One way to phrase our problem is that we want to replace all occurrences of apt in the last command that starts with apt, with sudo apt. The command fc can be called with the option flag -s which stands for substitution. To actually substitute something, you need to provide fc with an optional substitution definition (of the form old=new). If you don’t tell fc what you want to replace by what, then fc will just re-run the command unmodified.

This means you can tell fc to fix the command apt update && apt upgrade with this command:

fc -s apt="sudo apt" apt

That would immediately execute sudo apt update && sudo apt upgrade without an editor even opening and the need to manually do the substitution.
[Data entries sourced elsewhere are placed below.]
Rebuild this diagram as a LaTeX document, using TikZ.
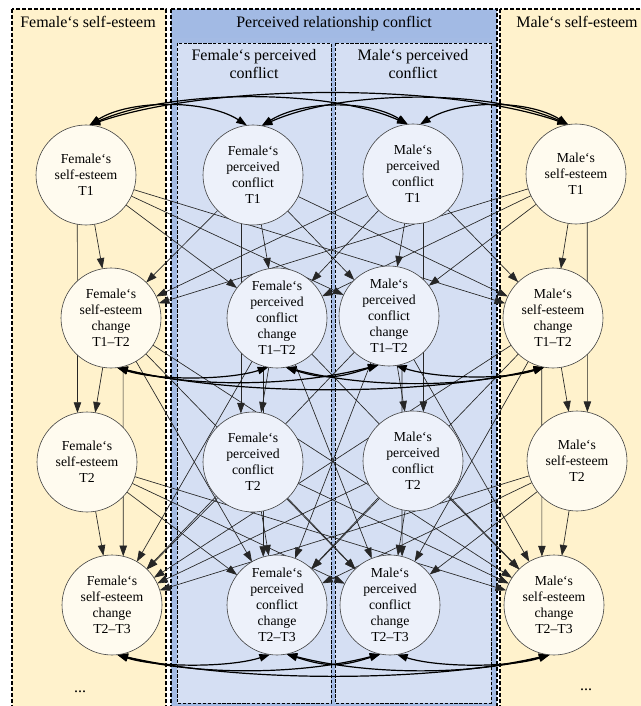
\documentclass[tikz,border=0pt]{standalone}
\usepackage{fontspec}
\setmainfont{Liberation Serif}
\usetikzlibrary{arrows.meta}
\pgfdeclarelayer{bg}
\pgfdeclarelayer{edges}
\pgfsetlayers{bg,edges,main}
\definecolor{beige}{HTML}{FFF2CC}
\definecolor{beigenode}{HTML}{FFFBEF}
\definecolor{bluebody}{HTML}{A4BBE4}
\definecolor{bluehead}{HTML}{A2BAE4}
\definecolor{blueinner}{HTML}{D5DFF3}
\definecolor{bluenode}{HTML}{EDF1FA}
\tikzset{
  var/.style={circle, draw=black!75, line width=0.45pt, minimum size=75pt, inner sep=0pt, outer sep=0pt, align=center, font=\fontsize{10.3}{12}\selectfont},
  fsnode/.style={var, fill=beigenode},
  bcnode/.style={var, fill=bluenode},
  reg/.style={-{Triangle[length=8pt,width=5.6pt]}, line width=0.5pt, black!85},
  cov/.style={{Triangle[length=8pt,width=5.6pt]}-{Triangle[length=8pt,width=5.6pt]}, line width=0.9pt, black},
  panelline/.style={draw=black, line width=0.9pt, dash pattern=on 3pt off 1.5pt},
  innerline/.style={draw=black, line width=0.6pt, dash pattern=on 2.5pt off 1.2pt},
  titletext/.style={font=\fontsize{12}{13.5}\selectfont, align=center, inner sep=0pt},
}
\begin{document}
\begin{tikzpicture}[x=0.75pt, y=-0.75pt]
\useasboundingbox (0,0) rectangle (641,706);
\clip (0,0) rectangle (641,706);
\begin{pgfonlayer}{bg}
  \fill[white] (0,0) rectangle (641,706);
  \path[fill=beige, panelline] (12,9) rectangle (166,720);
  \path[fill=beige, panelline] (500,9) rectangle (660,720);
  \path[fill=bluebody, panelline] (171,9) rectangle (497,720);
  \fill[bluehead] (172,10) rectangle (496,38);
  \path[fill=blueinner, innerline] (177,43) rectangle (331,703);
  \path[fill=blueinner, innerline] (335,43) rectangle (491,703);
\end{pgfonlayer}

% titles
\node[titletext] (tFS) at (88,22) {Female‘s self-esteem};
\node[titletext] (tPC) at (334,24) {Perceived relationship conflict};
\node[titletext] (tMS) at (577,22) {Male‘s self-esteem};
\node[titletext] (tFC) at (254,64) {Female‘s perceived\\conflict};
\node[titletext] (tMC) at (413,64) {Male‘s perceived\\conflict};
\node[titletext] (dotsL) at (80,692) {...};
\node[titletext] (dotsR) at (586,690) {...};

% nodes row 1
\node[fsnode] (FS1) at (86,175) {Female‘s\\self-esteem\\T1};
\node[bcnode] (FC1) at (253,175) {Female‘s\\perceived\\conflict\\T1};
\node[bcnode] (MC1) at (413,174) {Male‘s\\perceived\\conflict\\T1};
\node[fsnode] (MS1) at (576,174) {Male‘s\\self-esteem\\T1};
% row 2
\node[fsnode] (FSd1) at (111,318) {Female‘s\\self-esteem\\change\\T1–T2};
\node[bcnode] (FCd1) at (277,318) {Female‘s\\perceived\\conflict\\change\\T1–T2};
\node[bcnode] (MCd1) at (389,316) {Male‘s\\perceived\\conflict\\change\\T1–T2};
\node[fsnode] (MSd1) at (553,318) {Male‘s\\self-esteem\\change\\T1–T2};
% row 3
\node[fsnode] (FS2) at (87,462) {Female‘s\\self-esteem\\T2};
\node[bcnode] (FC2) at (253,462) {Female‘s\\perceived\\conflict\\T2};
\node[bcnode] (MC2) at (413,461) {Male‘s\\perceived\\conflict\\T2};
\node[fsnode] (MS2) at (577,461) {Male‘s\\self-esteem\\T2};
% row 4
\node[fsnode] (FSd2) at (112,605) {Female‘s\\self-esteem\\change\\T2–T3};
\node[bcnode] (FCd2) at (277,605) {Female‘s\\perceived\\conflict\\change\\T2–T3};
\node[bcnode] (MCd2) at (390,605) {Male‘s\\perceived\\conflict\\change\\T2–T3};
\node[fsnode] (MSd2) at (554,605) {Male‘s\\self-esteem\\change\\T2–T3};

\begin{pgfonlayer}{edges}
  % T1 -> change T1-T2
  \foreach \a in {FS1,FC1,MC1,MS1}
    \foreach \b in {FSd1,FCd1,MCd1,MSd1}
      \draw[reg] (\a) -- (\b);
  % T2 -> change T2-T3
  \foreach \a in {FS2,FC2,MC2,MS2}
    \foreach \b in {FSd2,FCd2,MCd2,MSd2}
      \draw[reg] (\a) -- (\b);
  % change T1-T2 -> change T2-T3 (cross)
  \foreach \a/\b in {FSd1/FCd2, FSd1/MCd2, FSd1/MSd2, FCd1/FSd2, FCd1/MCd2, FCd1/MSd2,
                     MCd1/FSd2, MCd1/FCd2, MCd1/MSd2, MSd1/FSd2, MSd1/FCd2, MSd1/MCd2}
    \draw[reg] (\a) -- (\b);
  % change T1-T2 -> T2
  \foreach \a/\b in {FSd1/FS2, FCd1/FC2, MCd1/MC2, MSd1/MS2}
    \draw[reg] (\a) -- (\b);
  % T1 -> T2 (behind change nodes)
  \draw[reg] (FS1.-100) -- (FS2.101);
  \draw[reg] (FC1.-104) -- (FC2.104);
  \draw[reg] (MC1.-78) -- (MC2.78);
  \draw[reg] (MS1.-77) -- (MS2.78);
  % change -> change same construct (behind T2 nodes)
  \draw[reg] (FSd1.-76) -- (FSd2.77);
  \draw[reg] (FCd1.-106) -- (FCd2.106);
  \draw[reg] (MCd1.-75) -- (MCd2.76);
  \draw[reg] (MSd1.-103) -- (MSd2.104);

  % covariances T1
  \draw[cov] (FS1.86) .. controls +(40,-26) and +(-40,-26) .. (FC1.97);
  \draw[cov] (FS1.86) .. controls +(80,-36) and +(-80,-36) .. (MC1.96);
  \draw[cov] (FS1.86) .. controls +(120,-42) and +(-120,-42) .. (MS1.99);
  \draw[cov] (FC1.80) .. controls +(40,-25) and +(-40,-25) .. (MC1.96);
  \draw[cov] (FC1.80) .. controls +(80,-36) and +(-80,-36) .. (MS1.99);
  \draw[cov] (MC1.82) .. controls +(40,-25) and +(-40,-25) .. (MS1.99);
  % covariances change T1-T2
  \draw[cov] (FSd1.-83) .. controls +(40,13) and +(-40,13) .. (FCd1.-100);
  \draw[cov] (FSd1.-83) .. controls +(80,21) and +(-80,21) .. (MCd1.-102);
  \draw[cov] (FSd1.-83) .. controls +(120,29) and +(-120,29) .. (MSd1.-100);
  \draw[cov] (FCd1.-80) .. controls +(40,13) and +(-40,13) .. (MCd1.-102);
  \draw[cov] (FCd1.-80) .. controls +(80,21) and +(-80,21) .. (MSd1.-100);
  \draw[cov] (MCd1.-82) .. controls +(40,13) and +(-40,13) .. (MSd1.-100);
  % covariances change T2-T3
  \draw[cov] (FSd2.-84) .. controls +(40,13) and +(-40,13) .. (FCd2.-98);
  \draw[cov] (FSd2.-84) .. controls +(80,21) and +(-80,21) .. (MCd2.-101);
  \draw[cov] (FSd2.-84) .. controls +(120,28) and +(-120,28) .. (MSd2.-95);
  \draw[cov] (FCd2.-79) .. controls +(40,13) and +(-40,13) .. (MCd2.-101);
  \draw[cov] (FCd2.-79) .. controls +(80,21) and +(-80,21) .. (MSd2.-95);
  \draw[cov] (MCd2.-82) .. controls +(40,13) and +(-40,13) .. (MSd2.-95);
\end{pgfonlayer}
\end{tikzpicture}
\end{document}
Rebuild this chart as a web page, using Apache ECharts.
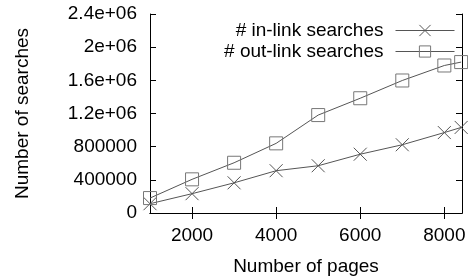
<!DOCTYPE html>
<html><head><meta charset="utf-8">
<script src="https://cdn.jsdelivr.net/npm/echarts@6/dist/echarts.min.js"></script>
<style>html,body{margin:0;padding:0;background:#fff}#c{width:468px;height:278px}</style>
</head><body><div id="c"></div>
<script>
const pages = [1000, 2000, 3000, 4000, 5000, 6000, 7000, 8000, 8400];
const inLink = [112000, 233000, 364000, 510000, 570000, 709000, 823000, 970000, 1032000];
const outLink = [180000, 406000, 606000, 840000, 1181000, 1384000, 1598000, 1779000, 1820000];
const xTicks = [2000, 4000, 6000, 8000];
const yTickLabels = ['0', '400000', '800000', '1.2e+06', '1.6e+06', '2e+06', '2.4e+06'];
const seriesNames = ['# in-link searches', '# out-link searches'];

const FONT = 'Liberation Sans';
const chart = echarts.init(document.getElementById('c'), null, {renderer: 'canvas'});
const axisLine = {show: true, lineStyle: {color: '#000', width: 1}};
const xBase = {type: 'value', min: 1000, max: 8420, splitLine: {show: false}, axisLine: axisLine};
const yBase = {type: 'value', min: 0, max: 2400000, interval: 400000, splitLine: {show: false}, axisLine: axisLine};
const crossPath = 'path://M0,0L10,10M10,0L0,10';
const rectPath = 'path://M0,0L10,0L10,10L0,10Z';
chart.setOption({
  animation: false,
  grid: {left: 150, right: 6, top: 14, bottom: 65, containLabel: false, outerBoundsMode: 'none'},
  textStyle: {fontFamily: FONT},
  legend: {
    orient: 'vertical', right: 8, top: 16, align: 'right',
    itemWidth: 59, itemHeight: 14, itemGap: 2,
    itemStyle: {borderWidth: 1},
    lineStyle: {width: 1},
    textStyle: {fontFamily: FONT, fontSize: 19, color: '#000', lineHeight: 18, padding: [0, 7, 0, 0]},
    data: seriesNames
  },
  xAxis: [
    Object.assign({}, xBase, {
      position: 'bottom',
      axisTick: {show: true, inside: true, length: 6, customValues: xTicks, lineStyle: {color: '#000'}},
      axisLabel: {show: true, customValues: xTicks, fontFamily: FONT, fontSize: 19, color: '#000', margin: 13,
        formatter: function (v) { return String(v); }},
      name: 'Number of pages', nameLocation: 'middle', nameGap: 44,
      nameTextStyle: {fontFamily: FONT, fontSize: 19, color: '#000'}
    }),
    Object.assign({}, xBase, {
      position: 'top',
      axisTick: {show: true, inside: true, length: 6, customValues: xTicks, lineStyle: {color: '#000'}},
      axisLabel: {show: false}
    })
  ],
  yAxis: [
    Object.assign({}, yBase, {
      position: 'left',
      axisTick: {show: true, inside: true, length: 6, lineStyle: {color: '#000'}},
      axisLabel: {show: true, fontFamily: FONT, fontSize: 19, color: '#000', margin: 13,
        formatter: function (v) { return yTickLabels[Math.round(v / 400000)]; }},
      name: 'Number of searches', nameLocation: 'middle', nameGap: 118,
      nameTextStyle: {fontFamily: FONT, fontSize: 19, color: '#000'}
    }),
    Object.assign({}, yBase, {
      position: 'right',
      axisTick: {show: true, inside: true, length: 6, lineStyle: {color: '#000'}},
      axisLabel: {show: false}
    })
  ],
  series: [
    {
      name: seriesNames[0], type: 'line', clip: false,
      data: pages.map((p, i) => [p, inLink[i]]),
      symbol: crossPath, symbolSize: 13, showAllSymbol: true,
      lineStyle: {color: '#555', width: 1},
      itemStyle: {color: 'none', borderColor: '#555', borderWidth: 1}
    },
    {
      name: seriesNames[1], type: 'line', clip: false,
      data: pages.map((p, i) => [p, outLink[i]]),
      symbol: rectPath, symbolSize: 13, showAllSymbol: true,
      lineStyle: {color: '#555', width: 1},
      itemStyle: {color: 'none', borderColor: '#777', borderWidth: 1}
    }
  ]
});
</script></body></html>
You could of course also call just fc -s apt="sudo apt" if the command you want to fix is the last command in your history.

As I said, the substitution definition is optional. You could also run fc -s apt or just fc -s, which would be equivalent to calling the Z shell’s built-in r with no or one argument. The two commands fc -e - apt and fc -s apt are therefore equivalent (same as fc -e - and fc -s).

Another example#

Going back to the very first example (mistakenly using --update rather than --upgrade with pip install to update a Python package), you could very efficiently execute the correct command with:

fc -s update=upgrade pip

In case you didn’t run another command after you botched up updating the Python package, this very elegant command would even suffice already:

fc -s date=grade

Final words#

Today I learned that there’s an option flag -s for the command fc that efficiently substitutes all occurrences of a given string in the previous command with the other given string. Today I also gained a bit more background knowledge about the zsh built-in r. Hopefully, you could learn something from this post too. In any case, be well.